The Future Anticipates 3D Printed Homes on Mars

Thanks to a 3D printing technique called Contour Crafting, homes could be printed on Mars in just 24 hours.

| 2 min read

Thanks to a 3D printing technique called Contour Crafting, homes could be printed on Mars in just 24 hours

We are at the frontiers of a new era in space exploration. Accordingly, building villages on Mars has become one of NASA’s top priorities in order to enable astronauts to live there and work for increasingly extended periods. Contour Crafting, a 3D printing technique developed by Dr. Behrokh Khoshnevis of the University of Southern California’s Viterbi School of Engineering, could have houses constructed on Mars in as little as 24 hours.

Contour Crafting involves printing concrete buildings layer by layer using a giant robotic printer. It can print both straight and wavy lines designed with internal cavity systems for radiation shielding, insulation, and extra strength. According to Dr. Khoshnevis, the wavy designs and curved walls creates an innovative type of architecture that is both exotic and beautiful.

The smart printing robot functions by using concrete or other materials and applying them in a pre-determined pattern with a nozzle on a moveable platform.

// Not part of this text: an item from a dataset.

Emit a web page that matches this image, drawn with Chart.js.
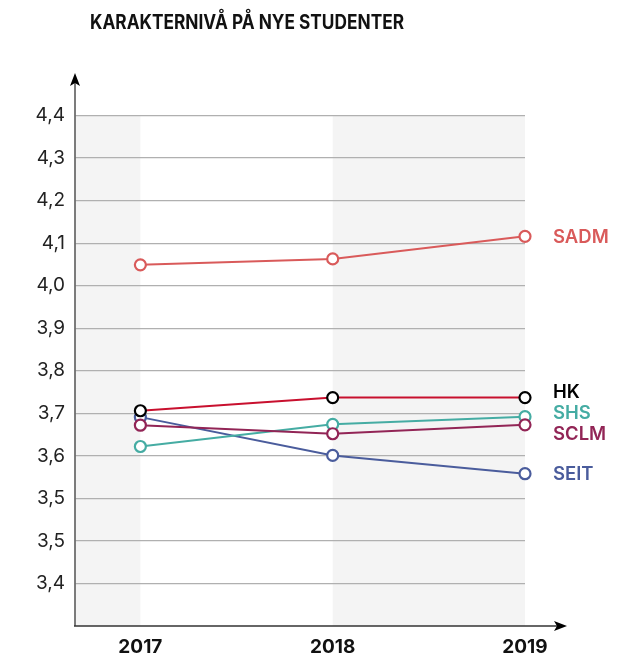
<!DOCTYPE html>
<html>
<head>
<meta charset="utf-8">
<script src="https://cdn.jsdelivr.net/npm/chart.js@4"></script>
<style>
  html, body { margin: 0; padding: 0; background: #fff; }
  #wrap { width: 634px; height: 662px; position: relative; }
</style>
</head>
<body>
<div id="wrap"><canvas id="c" width="634" height="662"></canvas></div>
<script>
// ---- data ----
const title = "KARAKTERNIVÅ PÅ NYE STUDENTER";
const years = [2017, 2018, 2019];
const yearLabels = ["2017", "2018", "2019"];
const seriesNames = ["HK", "SCLM", "SHS", "SEIT", "SADM"];
const hk   = [3.706, 3.737, 3.737];
const sclm = [3.672, 3.652, 3.673];
const shs  = [3.622, 3.674, 3.692];
const seit = [3.691, 3.601, 3.558];
const sadm = [4.049, 4.063, 4.116];
const tickValues = [3.3, 3.4, 3.5, 3.6, 3.7, 3.8, 3.9, 4.0, 4.1, 4.2, 4.3, 4.4];
const tickLabels = ["3,4", "3,5", "3,5", "3,6", "3,7", "3,8", "3,9", "4,0", "4,1", "4,2", "4,3", "4,4"];

// ---- styles ----
const seriesValues = [hk, sclm, shs, seit, sadm];
const lineColors  = ["#c8102e", "#922556", "#45aca3", "#4a5c9c", "#d95a5a"];
const pointColors = ["#000000", "#922556", "#45aca3", "#4a5c9c", "#d95a5a"];
const labelColors = ["#000000", "#922556", "#45aca3", "#4a5c9c", "#d95a5a"];
const labelNudge  = [-5, 10, -3, 1, 1];
const FONT = "Inter, 'Liberation Sans', sans-serif";

const datasets = seriesNames.map((n, i) => ({
  label: n,
  data: years.map((yr, j) => ({ x: yr, y: seriesValues[i][j] })),
  borderColor: lineColors[i],
  borderWidth: 2,
  pointBorderColor: pointColors[i],
  pointBackgroundColor: "#ffffff",
  pointBorderWidth: 2.2,
  pointRadius: 5.5,
  pointHoverRadius: 5.5,
  tension: 0,
  clip: false
}));

function arrowHead(ctx, tx, ty, dir) {
  ctx.save();
  ctx.fillStyle = "#000";
  ctx.beginPath();
  if (dir === "up") {
    ctx.moveTo(tx, ty);
    ctx.lineTo(tx + 5, ty + 13);
    ctx.lineTo(tx, ty + 10);
    ctx.lineTo(tx - 5, ty + 13);
  } else {
    ctx.moveTo(tx, ty);
    ctx.lineTo(tx - 13, ty + 5);
    ctx.lineTo(tx - 10, ty);
    ctx.lineTo(tx - 13, ty - 5);
  }
  ctx.closePath();
  ctx.fill();
  ctx.restore();
}

const decor = {
  id: "decor",
  beforeDraw(chart) {
    const { ctx, chartArea: a, scales: { x, y } } = chart;
    ctx.save();
    ctx.fillStyle = "#ffffff";
    ctx.fillRect(0, 0, chart.width, chart.height);
    ctx.fillStyle = "#f4f4f4";
    const top = y.getPixelForValue(tickValues[tickValues.length - 1]);
    const x0 = x.getPixelForValue(years[0]);
    const x1 = x.getPixelForValue(years[1]);
    const x2 = x.getPixelForValue(years[2]);
    ctx.fillRect(a.left, top, x0 - a.left, a.bottom - top);
    ctx.fillRect(x1, top, x2 - x1, a.bottom - top);
    ctx.restore();
  },
  afterDatasetsDraw(chart) {
    const { ctx, chartArea: a, scales: { x, y } } = chart;
    ctx.save();
    // y axis
    ctx.strokeStyle = "#6e6e6e";
    ctx.lineWidth = 1.8;
    ctx.beginPath();
    ctx.moveTo(a.left, a.bottom);
    ctx.lineTo(a.left, a.top + 8);
    ctx.stroke();
    arrowHead(ctx, a.left, a.top, "up");
    // x axis
    ctx.strokeStyle = "#333333";
    ctx.lineWidth = 1.6;
    ctx.beginPath();
    ctx.moveTo(a.left - 1, a.bottom);
    ctx.lineTo(a.right + 34, a.bottom);
    ctx.stroke();
    arrowHead(ctx, a.right + 42, a.bottom, "right");

    // series labels
    ctx.font = "600 18.5px " + FONT;
    ctx.textAlign = "left";
    ctx.textBaseline = "middle";
    seriesNames.forEach((n, i) => {
      const v = seriesValues[i][seriesValues[i].length - 1];
      const py = y.getPixelForValue(v) + labelNudge[i];
      ctx.fillStyle = labelColors[i];
      ctx.fillText(n, a.right + 28, py);
    });

    // title (slightly condensed to match the original typeface width)
    ctx.font = "700 19.5px " + FONT;
    ctx.fillStyle = "#111";
    ctx.textAlign = "center";
    ctx.textBaseline = "alphabetic";
    const w = ctx.measureText(title).width;
    const sx = 314 / w;
    ctx.translate(247, 29);
    ctx.scale(sx, 1);
    ctx.fillText(title, 0, 0);
    ctx.restore();
  }
};

new Chart(document.getElementById("c"), {
  type: "line",
  data: { datasets },
  options: {
    responsive: false,
    animation: false,
    events: [],
    layout: { padding: { top: 73, right: 109, left: 0, bottom: 0 } },
    plugins: { legend: { display: false }, tooltip: { enabled: false }, title: { display: false } },
    scales: {
      x: {
        type: "linear",
        min: 2016.66,
        max: 2019,
        afterBuildTicks(s) { s.ticks = years.map(v => ({ value: v })); },
        afterFit(s) { s.height = 36; },
        grid: { display: false, drawTicks: false },
        border: { display: false },
        ticks: {
          padding: 10,
          color: "#111",
          font: { family: FONT, size: 19, weight: "700" },
          callback: (v) => yearLabels[years.indexOf(v)] ?? ""
        }
      },
      y: {
        type: "linear",
        min: 3.2,
        max: 4.5,
        afterBuildTicks(s) { s.ticks = tickValues.map(v => ({ value: v })); },
        afterFit(s) { s.width = 75; },
        grid: { color: "#b0b0b0", lineWidth: 1.3, drawTicks: false },
        border: { display: false },
        ticks: {
          padding: 10,
          color: "#222",
          font: { family: FONT, size: 19, weight: "400" },
          callback: (v) => {
            const i = tickValues.findIndex(t => Math.abs(t - v) < 1e-6);
            return i >= 0 ? tickLabels[i] : "";
          }
        }
      }
    }
  },
  plugins: [decor]
});
</script>
</body>
</html>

Khoshnevis predicts that this simple layering technique is likely to be popular in emerging markets where there’s a high demand for quick, cheap, and safe housing.

One of the biggest obstacles in creating lunar bases and villages on Mars is the cost to transport construction materials to Space. Dr. Khoshnevis says transporting just one kilogram of material like brick costs between $100,000 and $200,000 USD. Contour Crafting would allow NASA to construct buildings in Space using the material that is present on the Moon or Mars.

Contour Crafting in Space isn’t a project that will take decades of research and development. In fact, the Contour Crafting organization created a proposal to develop a construction system that is feasible, economical, and practical to manage within the next decade. In just a few years’ time, NASA might be sending astronauts off to Mars to live in these 3D printed villages.

Khoshnevis also has visions that Contour Crafting might help to alleviate the lack of shelter in slum areas or disaster zones. The innovations could offer cheap, quick, and simple homes for those in dire need.

On the other hand, Contour Crafting could also be applied to print out customized luxury homes, featuring smart LED lighting and the ability to control your “smart home” system from your phone. The construction technique is accessible and allows people to use their imaginations when designing a dream home.

The technology has only been around for a few years but has the potential to create luxury homes, alleviate disaster-struck and slum conditions, and build homes on Mars. For also being cost-effective and simple, we’d say Contour Crafting deserves a standing ovation.